Abstract: The effect of immigration shocks on native workers in a labor niche remains an open question. We test how workers in the farm and nonfarm sectors were affected by the establishment of Russian Jewish agricultural colonies in southern New Jersey in the late nineteenth century. By following the same individuals across the 1880 and 1910 US censuses, we avoid making assumptions about the substitutability of immigrants and native workers. Russian Jews established themselves as farmers or factory workers with the help of international aid societies. Many native workers increased their occupational standing by transitioning to occupations complementary to agricultural and semi-skilled factory work, the immigrants’ main niches. We see no impact on farmers, likely due to the structure of agricultural markets.
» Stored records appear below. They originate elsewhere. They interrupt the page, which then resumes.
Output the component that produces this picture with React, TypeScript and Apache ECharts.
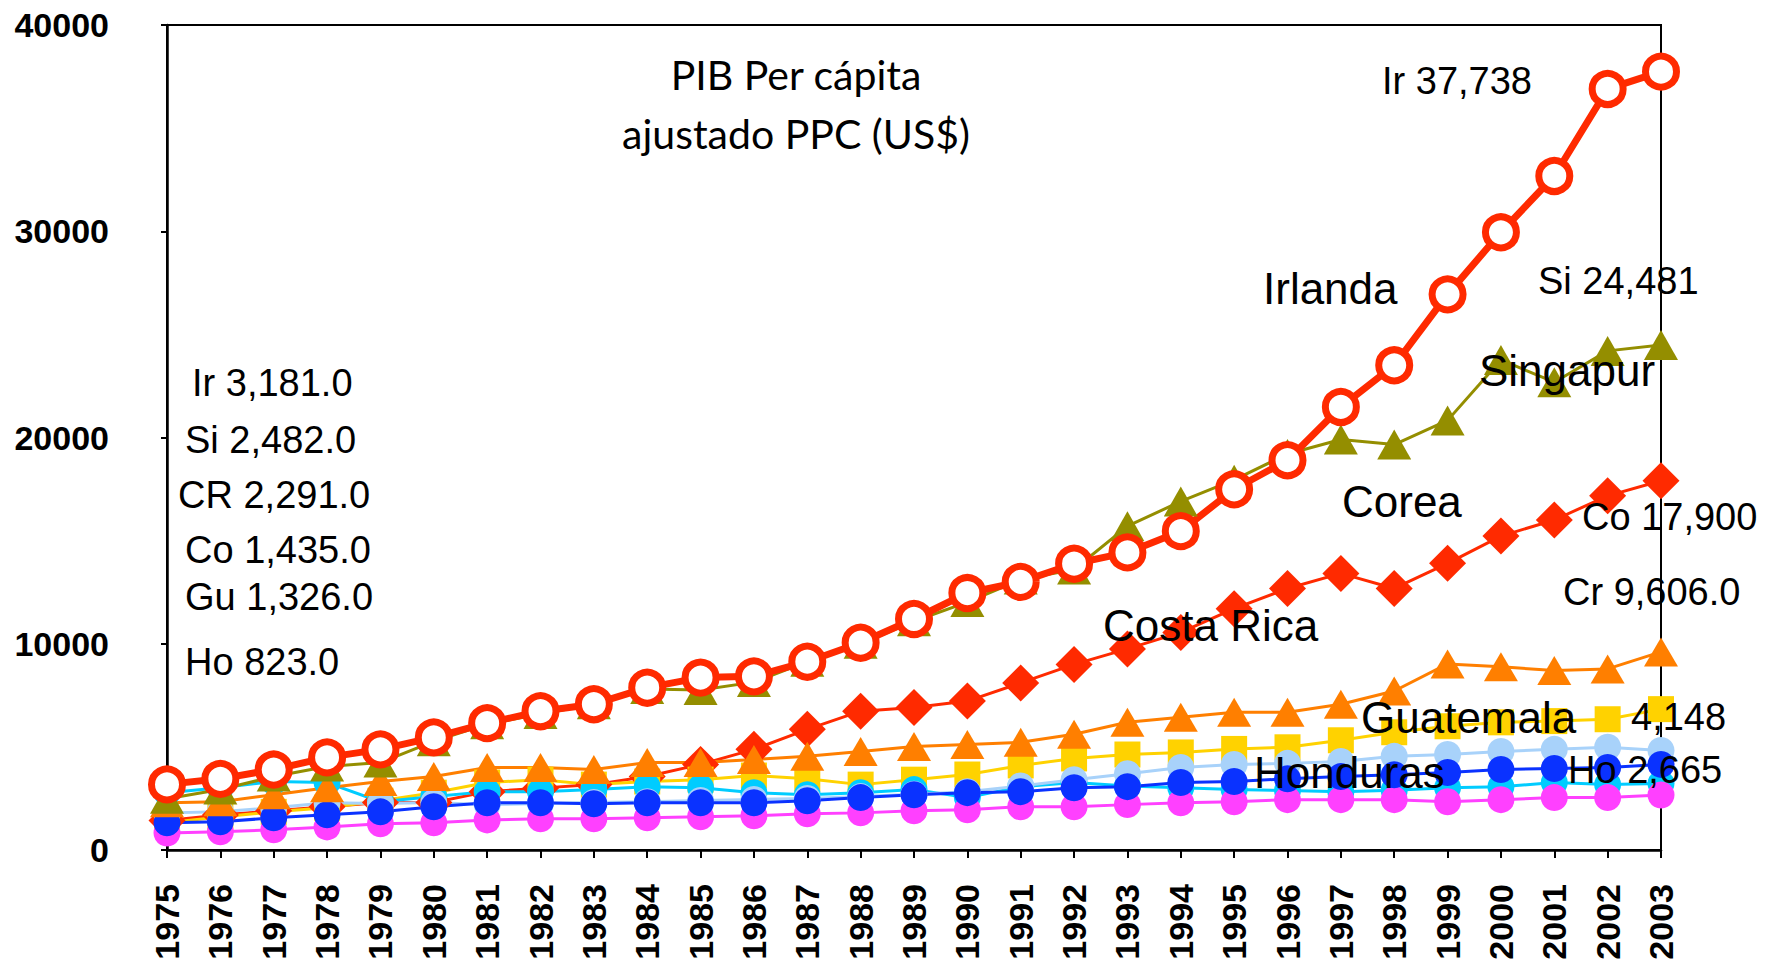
import React, { useEffect, useRef } from "react";
import * as echarts from "echarts";

const years = ["1975","1976","1977","1978","1979","1980","1981","1982","1983","1984","1985","1986","1987","1988","1989","1990","1991","1992","1993","1994","1995","1996","1997","1998","1999","2000","2001","2002","2003"];

const irlanda = [3181, 3450, 3900, 4490, 4880, 5460, 6150, 6730, 7070, 7870, 8360, 8420, 9130, 10050, 11200, 12460, 13000, 13880, 14430, 15460, 17490, 18900, 21480, 23500, 26940, 29950, 32680, 36900, 37738];
const singapur = [2482, 2930, 3560, 4050, 4240, 5270, 6100, 6590, 7070, 7810, 7760, 8140, 9130, 10000, 11090, 12020, 13110, 13600, 15700, 16900, 17950, 19200, 19900, 19660, 20830, 23760, 22680, 24200, 24481];
const corea = [1435, 1700, 1900, 2100, 2300, 2300, 2830, 3000, 3170, 3560, 4150, 4880, 5850, 6730, 6910, 7220, 8100, 9000, 9750, 10550, 11700, 12680, 13410, 12680, 13900, 15220, 16000, 17170, 17900];
const costaRica = [2291, 2340, 2680, 3020, 3320, 3560, 4000, 4000, 3900, 4240, 4240, 4390, 4540, 4780, 5020, 5120, 5220, 5610, 6190, 6440, 6680, 6680, 7070, 7710, 9020, 8880, 8700, 8780, 9606];
const guatemala = [1326, 1600, 1850, 2050, 2390, 2780, 3270, 3410, 3170, 3320, 3410, 3610, 3460, 3170, 3410, 3660, 4100, 4440, 4630, 4730, 4900, 4980, 5320, 5710, 6000, 6190, 6250, 6340, 6830];
const serieCeleste = [1800, 1850, 2050, 2290, 2250, 2300, 2200, 2250, 2300, 2340, 2400, 2450, 2500, 2590, 2700, 2830, 3100, 3410, 3700, 4000, 4150, 4200, 4290, 4540, 4630, 4780, 4880, 4980, 4830];
const serieCian = [2780, 3020, 3320, 3270, 2340, 2590, 2830, 2830, 2930, 3070, 3020, 2780, 2680, 2780, 2930, 2540, 3070, 3270, 3100, 3020, 2930, 2880, 2830, 2900, 3020, 3070, 3270, 3170, 3220];
const serieAzul = [1320, 1370, 1560, 1710, 1850, 2100, 2290, 2290, 2240, 2290, 2290, 2290, 2390, 2540, 2680, 2780, 2830, 3020, 3070, 3270, 3320, 3450, 3560, 3650, 3760, 3900, 3950, 4000, 4150];
const honduras = [823, 880, 980, 1120, 1270, 1320, 1460, 1510, 1510, 1560, 1610, 1660, 1760, 1800, 1900, 1950, 2100, 2100, 2200, 2290, 2340, 2440, 2440, 2440, 2340, 2440, 2540, 2540, 2665];

const titleLines = ["PIB Per cápita", "ajustado PPC (US$)"];
const startLabels = ["Ir 3,181.0", "Si 2,482.0", "CR 2,291.0", "Co 1,435.0", "Gu 1,326.0", "Ho 823.0"];

const LABEL_FONT = "Liberation Sans";

function txt(text: string, x: number, y: number, size: number, family = LABEL_FONT, align = "left") {
  return {
    type: "text",
    x,
    y,
    z: 50,
    style: {
      text,
      fontSize: size,
      fontFamily: family,
      fill: "#000",
      textAlign: align,
      align,
      textVerticalAlign: "middle",
      verticalAlign: "middle",
    },
  };
}

export default function App() {
  const ref = useRef<HTMLDivElement>(null);
  useEffect(() => {
    document.body.style.margin = "0";
    const chart = echarts.init(ref.current!, null, { renderer: "svg" });
    const line = (name: string, data: number[], color: string, symbol: string, size: any, width = 3, extra: any = {}) => ({
      name,
      type: "line",
      data,
      symbol,
      symbolSize: size,
      showSymbol: true,
      lineStyle: { color, width },
      itemStyle: { color, borderWidth: 0 },
      emphasis: { disabled: true },
      ...extra,
    });
    chart.setOption({
      animation: false,
      backgroundColor: "#fff",
      grid: { left: 167, right: 108, top: 25, bottom: 116, show: true, borderColor: "#000", borderWidth: 2 },
      xAxis: {
        type: "category",
        data: years,
        boundaryGap: false,
        axisLine: { lineStyle: { color: "#000", width: 2.5 } },
        axisTick: { alignWithLabel: true, length: 8, lineStyle: { color: "#000", width: 2 } },
        axisLabel: { rotate: 90, margin: 34, color: "#000", fontWeight: "bold", fontSize: 34, fontFamily: LABEL_FONT, interval: 0 },
        splitLine: { show: false },
      },
      yAxis: {
        type: "value",
        min: 0,
        max: 40000,
        interval: 10000,
        axisLine: { show: true, lineStyle: { color: "#000", width: 2.5 } },
        axisTick: { show: true, length: 6, lineStyle: { color: "#000", width: 2 } },
        axisLabel: { margin: 58, color: "#000", fontWeight: "bold", fontSize: 34, fontFamily: LABEL_FONT, formatter: (v: number) => String(v) },
        splitLine: { show: false },
      },
      series: [
        line("Corea", corea, "#FF2A00", "diamond", 37),
        line("Guatemala", guatemala, "#FFD200", "rect", 26),
        line("Serie cian", serieCian, "#00CCFF", "circle", 27),
        line("Serie celeste", serieCeleste, "#A8D2FA", "circle", 27),
        line("Honduras", honduras, "#FF40FF", "circle", 27),
        line("Serie azul", serieAzul, "#0A32FF", "circle", 27),
        line("Costa Rica", costaRica, "#FF7F00", "triangle", [34, 29]),
        line("Singapur", singapur, "#948E00", "triangle", [34, 30]),
        line("Irlanda", irlanda, "#FF2A00", "circle", 31, 7, {
          itemStyle: { color: "#fff", borderColor: "#FF2A00", borderWidth: 7 },
        }),
      ],
      graphic: [
        txt(titleLines[0], 796, 74, 41, "Lato", "center"),
        txt(titleLines[1], 796, 133, 41, "Lato", "center"),
        txt(startLabels[0], 192, 383, 38),
        txt(startLabels[1], 185, 440, 38),
        txt(startLabels[2], 178, 495, 38),
        txt(startLabels[3], 185, 550, 38),
        txt(startLabels[4], 185, 597, 38),
        txt(startLabels[5], 185, 662, 38),
        txt("Ir 37,738", 1382, 81, 38),
        txt("Irlanda", 1263, 288, 44),
        txt("Si 24,481", 1538, 281, 38),
        txt("Singapur", 1479, 370, 44),
        txt("Corea", 1342, 501, 44),
        txt("Co 17,900", 1582, 517, 38),
        txt("Cr 9,606.0", 1563, 592, 38),
        txt("Costa Rica", 1103, 625, 44),
        txt("Guatemala", 1361, 717, 44),
        txt("4,148", 1631, 717, 38),
        txt("Honduras", 1254, 772, 44),
        txt("Ho 2,665", 1568, 770, 38),
      ],
    });
    return () => chart.dispose();
  }, []);
  return <div ref={ref} style={{ width: 1769, height: 966 }} />;
}
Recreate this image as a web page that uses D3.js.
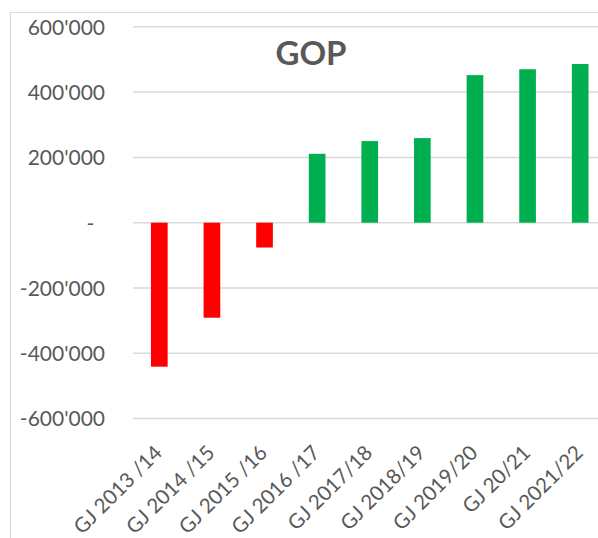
<!DOCTYPE html>
<html>
<head>
  <meta charset="utf-8">
  <title>GOP</title>
  <script src="https://cdn.jsdelivr.net/npm/d3@7"></script>
  <style>
    body { margin: 0; background: #fff; }
    text { font-family: Lato, "Open Sans", sans-serif; fill: #595959; }
  </style>
</head>
<body>
<div id="container"></div>
<script>
  var years = ["GJ 2013 /14", "GJ 2014 /15", "GJ 2015 /16", "GJ 2016 /17", "GJ 2017/18",
               "GJ 2018/19", "GJ 2019/20", "GJ 20/21", "GJ 2021/22"];
  var gop = [-441000, -291000, -76000, 211000, 250000, 259000, 452000, 470000, 486000];
  var yTicks = [-600000, -400000, -200000, 0, 200000, 400000, 600000];

  var width = 598, height = 538;
  var svg = d3.select("#container").append("svg")
      .attr("width", width).attr("height", height);

  // chart frame, runs off the right/bottom edge like the screenshot
  svg.append("rect").attr("x", 10.5).attr("y", 12.5)
      .attr("width", 620).attr("height", 560)
      .attr("fill", "none").attr("stroke", "#d9d9d9");

  var x = d3.scaleBand().domain(years).range([133, 606.5]).paddingInner(0.683).paddingOuter(0.3415);
  var y = d3.scaleLinear().domain([-600000, 600000]).range([418.6, 26.8]);

  // grid
  svg.append("g").selectAll("line").data(yTicks).enter().append("line")
      .attr("x1", 133).attr("x2", 620)
      .attr("y1", function(d){ return y(d); }).attr("y2", function(d){ return y(d); })
      .attr("stroke", "#d9d9d9").attr("stroke-width", 1.5);

  var fmt = function(d){
    if (d === 0) return "-\u00a0\u00a0";
    return d3.format(",")(Math.abs(d)).replace(/,/g, "'").replace(/^/, d < 0 ? "-" : "");
  };
  var yAxis = svg.append("g").attr("transform", "translate(105,0)")
      .call(d3.axisLeft(y).tickValues(yTicks).tickFormat(fmt).tickSize(0).tickPadding(0));
  yAxis.select(".domain").remove();
  yAxis.selectAll("text").style("font-size", "21px").attr("dy", "0.35em").attr("fill", "#595959");

  svg.append("g").selectAll("rect").data(gop).enter().append("rect")
      .attr("x", function(d, i){ return x(years[i]); })
      .attr("width", x.bandwidth())
      .attr("y", function(d){ return y(Math.max(0, d)); })
      .attr("height", function(d){ return Math.abs(y(d) - y(0)); })
      .attr("fill", function(d){ return d < 0 ? "#ff0000" : "#00b050"; });

  // category labels, rotated 45 degrees, end of text near the bar
  var xAxis = svg.append("g")
      .call(d3.axisBottom(x).tickSize(0).tickPadding(0));
  xAxis.select(".domain").remove();
  xAxis.selectAll(".tick").attr("transform", function(d){
    return "translate(" + (x(d) + x.bandwidth() / 2 + 4) + ",454)";
  });
  xAxis.selectAll("text")
      .style("font-size", "20.5px").style("text-anchor", "end")
      .attr("fill", "#595959")
      .attr("y", 0).attr("dy", 0)
      .attr("transform", "rotate(-45)");

  svg.append("text").attr("x", 311).attr("y", 65)
      .attr("text-anchor", "middle")
      .style("font-size", "33px").style("font-weight", "bold")
      .text("GOP");
</script>
</body>
</html>
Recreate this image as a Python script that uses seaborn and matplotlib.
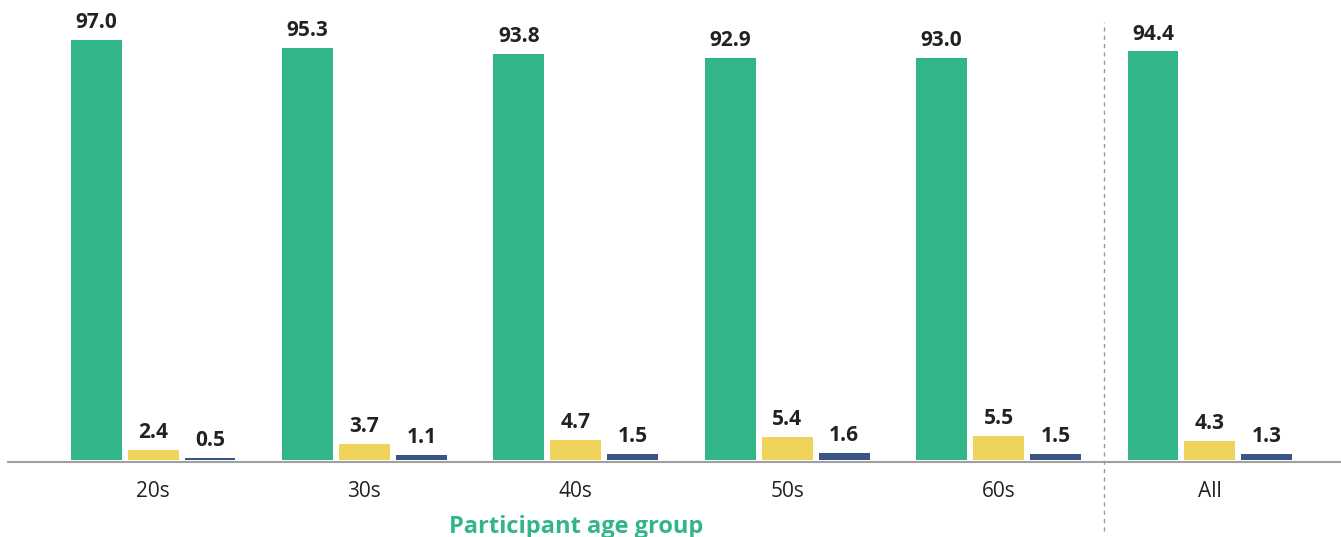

We also find a decreased probability of out-migration for natives living near a successful agricultural colony, with occupational upgrading concentrated among stayers.

Works in Progress

Branching Out: Bank Deregulation and Long-Run Growth with Chenzi Xu.
Abstract: We document that one of the largest waves of bank deregulation in the United States occurred in the immediate aftermath of the Great Depression when states meaningfully relaxed limitations on bank branching for the first time. By the eve of the interstate branching deregulations of the 1970s, over 70% of banking offices were already part of a branch network. The overall prevalence of branching belies significant and persistent geographic heterogeneity, as the regulatory changes in the 1930s varied significantly across states and remained largely unchanged in the subsequent decades. These differences had persistent real impact: early deregulators experienced significantly higher deposit growth and real manufacturing value added growth until the 1990s. Using a novel dataset of branch-level balance sheets, we find that these effects are consistent with enhanced banks’ internal capital markets allocating capital to less financially developed areas.

Junior colleges and human capital, with Zachary Bleemer.